◆ **YOUR INSTRUCTIONS**
Skip all pictures, then copy the lines from the start of the data through the line with "детей по территории", keeping both ends.

◆ **RECORDED DATA**

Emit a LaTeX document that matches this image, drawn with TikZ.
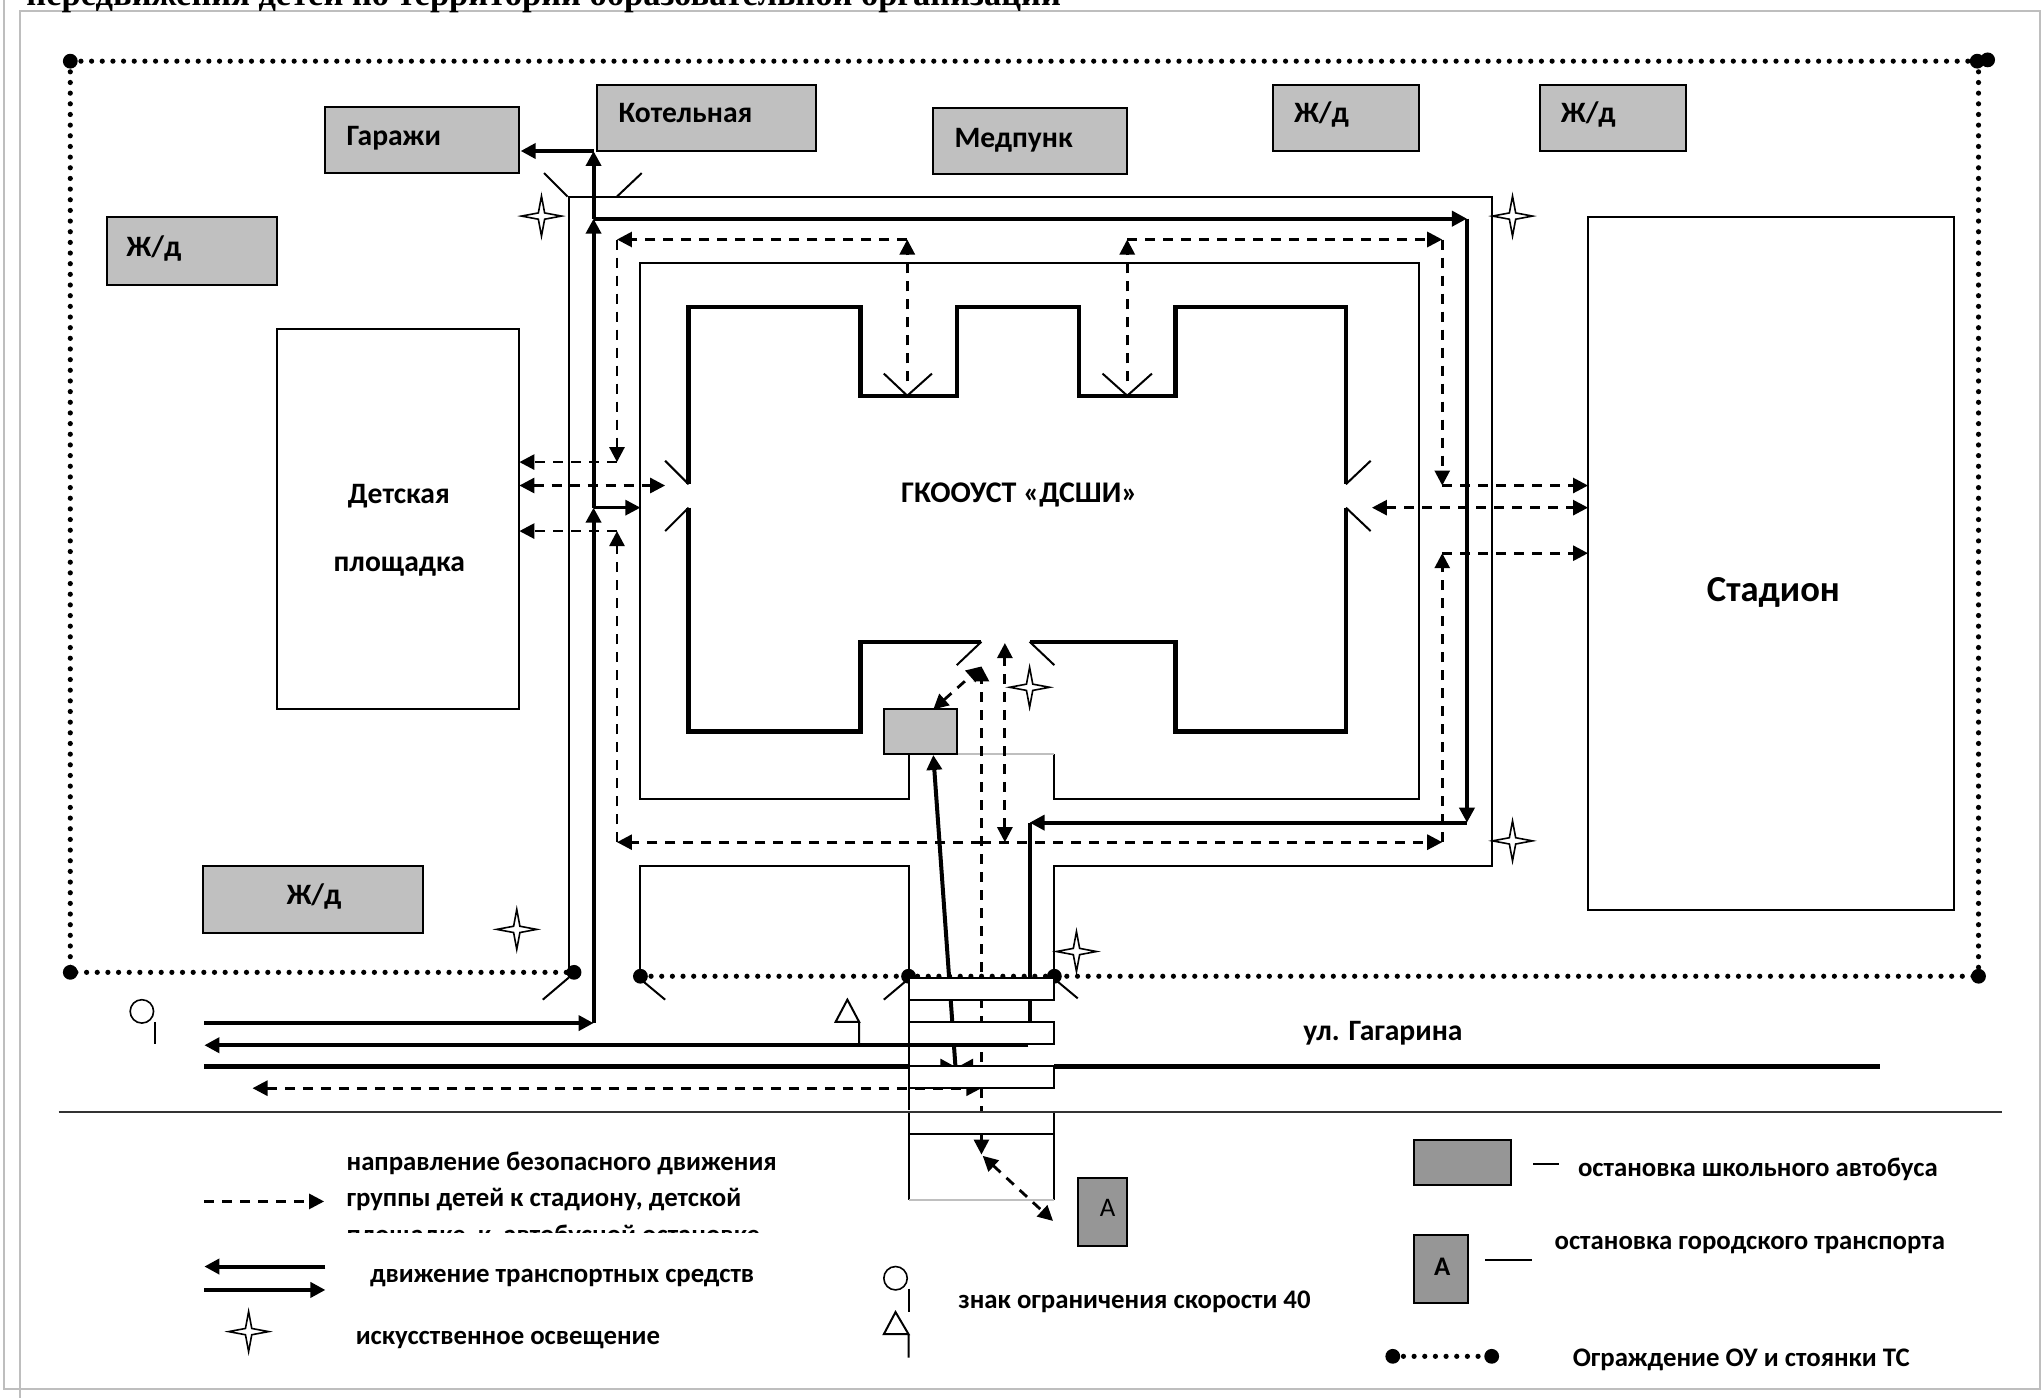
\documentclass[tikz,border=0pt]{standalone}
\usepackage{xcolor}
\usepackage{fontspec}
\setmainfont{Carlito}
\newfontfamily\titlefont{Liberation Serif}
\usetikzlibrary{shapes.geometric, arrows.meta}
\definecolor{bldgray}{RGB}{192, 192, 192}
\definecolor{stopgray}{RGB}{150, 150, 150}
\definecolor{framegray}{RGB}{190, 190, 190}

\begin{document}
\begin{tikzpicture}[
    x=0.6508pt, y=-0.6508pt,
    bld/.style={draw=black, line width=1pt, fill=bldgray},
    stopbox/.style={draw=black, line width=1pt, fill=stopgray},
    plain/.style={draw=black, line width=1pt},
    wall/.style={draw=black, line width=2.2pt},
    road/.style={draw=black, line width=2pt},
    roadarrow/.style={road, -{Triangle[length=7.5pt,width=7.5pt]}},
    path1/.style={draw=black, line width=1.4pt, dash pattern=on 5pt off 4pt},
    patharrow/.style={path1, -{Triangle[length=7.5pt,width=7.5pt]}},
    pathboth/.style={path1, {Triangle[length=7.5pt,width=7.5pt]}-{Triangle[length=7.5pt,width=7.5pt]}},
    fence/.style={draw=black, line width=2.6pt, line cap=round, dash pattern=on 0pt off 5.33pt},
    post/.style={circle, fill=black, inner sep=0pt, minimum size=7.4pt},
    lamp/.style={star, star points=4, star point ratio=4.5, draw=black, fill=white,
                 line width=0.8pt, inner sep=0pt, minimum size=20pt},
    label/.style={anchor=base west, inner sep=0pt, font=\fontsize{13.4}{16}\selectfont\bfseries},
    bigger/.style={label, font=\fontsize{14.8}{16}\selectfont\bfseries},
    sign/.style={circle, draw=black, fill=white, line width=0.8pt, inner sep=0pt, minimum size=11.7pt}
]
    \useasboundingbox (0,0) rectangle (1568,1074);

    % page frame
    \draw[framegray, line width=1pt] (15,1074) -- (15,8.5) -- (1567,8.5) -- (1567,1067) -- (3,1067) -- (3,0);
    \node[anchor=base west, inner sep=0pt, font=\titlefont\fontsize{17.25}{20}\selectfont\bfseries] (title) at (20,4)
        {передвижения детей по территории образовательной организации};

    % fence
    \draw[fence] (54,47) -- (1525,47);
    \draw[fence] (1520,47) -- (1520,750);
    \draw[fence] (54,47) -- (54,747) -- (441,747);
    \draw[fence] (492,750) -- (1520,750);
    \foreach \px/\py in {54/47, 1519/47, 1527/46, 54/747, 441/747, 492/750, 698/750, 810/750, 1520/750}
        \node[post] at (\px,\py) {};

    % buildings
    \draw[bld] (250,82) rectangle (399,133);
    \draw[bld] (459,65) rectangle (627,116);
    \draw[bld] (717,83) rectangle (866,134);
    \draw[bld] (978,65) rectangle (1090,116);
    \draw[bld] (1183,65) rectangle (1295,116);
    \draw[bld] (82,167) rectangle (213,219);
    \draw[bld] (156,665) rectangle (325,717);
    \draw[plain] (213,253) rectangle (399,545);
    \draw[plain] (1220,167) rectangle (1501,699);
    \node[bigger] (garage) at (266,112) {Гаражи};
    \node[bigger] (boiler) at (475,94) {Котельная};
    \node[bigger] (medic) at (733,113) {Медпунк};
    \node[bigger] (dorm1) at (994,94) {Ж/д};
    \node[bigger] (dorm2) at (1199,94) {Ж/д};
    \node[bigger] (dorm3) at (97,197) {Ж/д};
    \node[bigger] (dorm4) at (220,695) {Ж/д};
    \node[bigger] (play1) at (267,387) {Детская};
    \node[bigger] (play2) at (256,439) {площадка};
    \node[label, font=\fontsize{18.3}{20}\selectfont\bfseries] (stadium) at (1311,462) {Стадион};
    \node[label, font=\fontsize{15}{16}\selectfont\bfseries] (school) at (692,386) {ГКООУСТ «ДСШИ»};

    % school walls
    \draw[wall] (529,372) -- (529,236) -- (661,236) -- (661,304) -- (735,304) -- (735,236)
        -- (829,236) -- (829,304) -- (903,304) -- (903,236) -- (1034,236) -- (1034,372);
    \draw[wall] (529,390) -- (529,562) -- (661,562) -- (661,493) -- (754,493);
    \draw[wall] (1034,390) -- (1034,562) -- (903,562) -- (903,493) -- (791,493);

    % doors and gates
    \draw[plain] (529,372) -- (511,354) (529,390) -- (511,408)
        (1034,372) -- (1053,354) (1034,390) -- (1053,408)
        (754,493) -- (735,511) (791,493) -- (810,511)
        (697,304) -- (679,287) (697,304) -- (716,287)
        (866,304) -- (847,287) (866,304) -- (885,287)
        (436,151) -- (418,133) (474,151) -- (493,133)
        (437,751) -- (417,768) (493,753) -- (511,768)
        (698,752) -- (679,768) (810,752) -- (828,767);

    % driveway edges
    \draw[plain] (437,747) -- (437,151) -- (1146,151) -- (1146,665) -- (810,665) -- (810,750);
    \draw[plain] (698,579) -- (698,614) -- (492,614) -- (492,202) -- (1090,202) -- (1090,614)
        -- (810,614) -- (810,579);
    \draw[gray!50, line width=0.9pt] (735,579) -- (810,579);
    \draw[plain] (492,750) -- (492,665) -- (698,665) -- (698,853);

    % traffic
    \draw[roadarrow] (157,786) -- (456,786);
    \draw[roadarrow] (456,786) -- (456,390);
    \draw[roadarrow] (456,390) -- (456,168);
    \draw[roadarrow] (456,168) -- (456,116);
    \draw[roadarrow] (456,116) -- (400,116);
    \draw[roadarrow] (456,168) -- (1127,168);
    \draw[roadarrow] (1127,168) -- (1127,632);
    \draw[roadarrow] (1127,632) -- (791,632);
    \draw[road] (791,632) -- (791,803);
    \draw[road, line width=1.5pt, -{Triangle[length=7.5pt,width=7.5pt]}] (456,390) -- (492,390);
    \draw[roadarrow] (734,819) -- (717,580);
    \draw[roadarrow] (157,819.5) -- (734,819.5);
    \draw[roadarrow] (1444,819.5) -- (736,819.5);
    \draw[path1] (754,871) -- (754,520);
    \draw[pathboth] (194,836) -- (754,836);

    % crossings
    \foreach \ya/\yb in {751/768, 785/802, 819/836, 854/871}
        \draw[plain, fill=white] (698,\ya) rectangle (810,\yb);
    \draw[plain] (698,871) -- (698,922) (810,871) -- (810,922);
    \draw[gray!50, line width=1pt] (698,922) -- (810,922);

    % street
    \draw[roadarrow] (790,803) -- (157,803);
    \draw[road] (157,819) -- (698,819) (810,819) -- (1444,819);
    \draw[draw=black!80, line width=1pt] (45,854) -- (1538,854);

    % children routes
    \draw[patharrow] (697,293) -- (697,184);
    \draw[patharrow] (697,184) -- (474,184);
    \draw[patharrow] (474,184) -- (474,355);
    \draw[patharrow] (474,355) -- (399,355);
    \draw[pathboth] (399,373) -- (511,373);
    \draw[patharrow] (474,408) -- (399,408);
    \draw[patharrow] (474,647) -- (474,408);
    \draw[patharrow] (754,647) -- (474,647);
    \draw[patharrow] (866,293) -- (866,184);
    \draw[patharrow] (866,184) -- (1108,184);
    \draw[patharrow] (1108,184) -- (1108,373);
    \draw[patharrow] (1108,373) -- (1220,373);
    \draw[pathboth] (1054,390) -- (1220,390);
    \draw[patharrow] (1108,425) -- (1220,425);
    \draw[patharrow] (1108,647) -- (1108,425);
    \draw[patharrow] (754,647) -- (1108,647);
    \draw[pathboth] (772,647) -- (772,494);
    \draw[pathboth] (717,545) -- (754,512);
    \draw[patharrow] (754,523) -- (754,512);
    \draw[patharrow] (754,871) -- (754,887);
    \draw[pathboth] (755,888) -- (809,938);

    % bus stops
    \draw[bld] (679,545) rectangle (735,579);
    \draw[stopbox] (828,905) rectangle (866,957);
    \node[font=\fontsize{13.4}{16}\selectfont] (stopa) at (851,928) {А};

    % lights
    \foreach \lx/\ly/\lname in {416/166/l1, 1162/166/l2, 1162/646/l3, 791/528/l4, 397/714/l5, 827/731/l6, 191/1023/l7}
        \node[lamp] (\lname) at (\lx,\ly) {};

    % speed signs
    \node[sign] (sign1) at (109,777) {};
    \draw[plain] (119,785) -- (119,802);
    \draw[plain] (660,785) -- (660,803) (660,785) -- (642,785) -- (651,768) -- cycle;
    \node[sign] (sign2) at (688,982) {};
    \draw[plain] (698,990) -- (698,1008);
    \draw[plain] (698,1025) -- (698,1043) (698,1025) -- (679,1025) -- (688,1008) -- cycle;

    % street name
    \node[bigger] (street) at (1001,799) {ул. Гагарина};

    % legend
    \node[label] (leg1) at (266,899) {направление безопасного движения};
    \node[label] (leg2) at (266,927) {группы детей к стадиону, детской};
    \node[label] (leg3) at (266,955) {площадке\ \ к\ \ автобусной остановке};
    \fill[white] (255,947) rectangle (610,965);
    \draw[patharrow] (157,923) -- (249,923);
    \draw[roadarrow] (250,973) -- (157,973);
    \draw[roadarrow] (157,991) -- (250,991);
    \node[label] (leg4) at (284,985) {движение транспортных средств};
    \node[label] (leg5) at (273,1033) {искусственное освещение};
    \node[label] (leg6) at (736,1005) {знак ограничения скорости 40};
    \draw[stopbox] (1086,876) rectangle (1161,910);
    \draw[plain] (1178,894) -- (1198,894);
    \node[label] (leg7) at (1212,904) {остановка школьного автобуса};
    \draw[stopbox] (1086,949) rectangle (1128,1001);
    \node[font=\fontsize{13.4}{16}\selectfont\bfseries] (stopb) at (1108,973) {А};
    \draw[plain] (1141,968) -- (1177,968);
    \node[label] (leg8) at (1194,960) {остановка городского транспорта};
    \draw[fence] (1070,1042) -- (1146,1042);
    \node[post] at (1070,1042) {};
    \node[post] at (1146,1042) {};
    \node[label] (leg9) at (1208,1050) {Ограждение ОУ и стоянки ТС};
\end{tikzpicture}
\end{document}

◆ **RESPONSE**
Emit a LaTeX document that matches this image, drawn with TikZ.
\documentclass[tikz,border=0pt]{standalone}
\usepackage{xcolor}
\usepackage{fontspec}
\setmainfont{Carlito}
\newfontfamily\titlefont{Liberation Serif}
\usetikzlibrary{shapes.geometric, arrows.meta}
\definecolor{bldgray}{RGB}{192, 192, 192}
\definecolor{stopgray}{RGB}{150, 150, 150}
\definecolor{framegray}{RGB}{190, 190, 190}

\begin{document}
\begin{tikzpicture}[
    x=0.6508pt, y=-0.6508pt,
    bld/.style={draw=black, line width=1pt, fill=bldgray},
    stopbox/.style={draw=black, line width=1pt, fill=stopgray},
    plain/.style={draw=black, line width=1pt},
    wall/.style={draw=black, line width=2.2pt},
    road/.style={draw=black, line width=2pt},
    roadarrow/.style={road, -{Triangle[length=7.5pt,width=7.5pt]}},
    path1/.style={draw=black, line width=1.4pt, dash pattern=on 5pt off 4pt},
    patharrow/.style={path1, -{Triangle[length=7.5pt,width=7.5pt]}},
    pathboth/.style={path1, {Triangle[length=7.5pt,width=7.5pt]}-{Triangle[length=7.5pt,width=7.5pt]}},
    fence/.style={draw=black, line width=2.6pt, line cap=round, dash pattern=on 0pt off 5.33pt},
    post/.style={circle, fill=black, inner sep=0pt, minimum size=7.4pt},
    lamp/.style={star, star points=4, star point ratio=4.5, draw=black, fill=white,
                 line width=0.8pt, inner sep=0pt, minimum size=20pt},
    label/.style={anchor=base west, inner sep=0pt, font=\fontsize{13.4}{16}\selectfont\bfseries},
    bigger/.style={label, font=\fontsize{14.8}{16}\selectfont\bfseries},
    sign/.style={circle, draw=black, fill=white, line width=0.8pt, inner sep=0pt, minimum size=11.7pt}
]
    \useasboundingbox (0,0) rectangle (1568,1074);

    % page frame
    \draw[framegray, line width=1pt] (15,1074) -- (15,8.5) -- (1567,8.5) -- (1567,1067) -- (3,1067) -- (3,0);
    \node[anchor=base west, inner sep=0pt, font=\titlefont\fontsize{17.25}{20}\selectfont\bfseries] (title) at (20,4)
        {передвижения детей по территории образовательной организации};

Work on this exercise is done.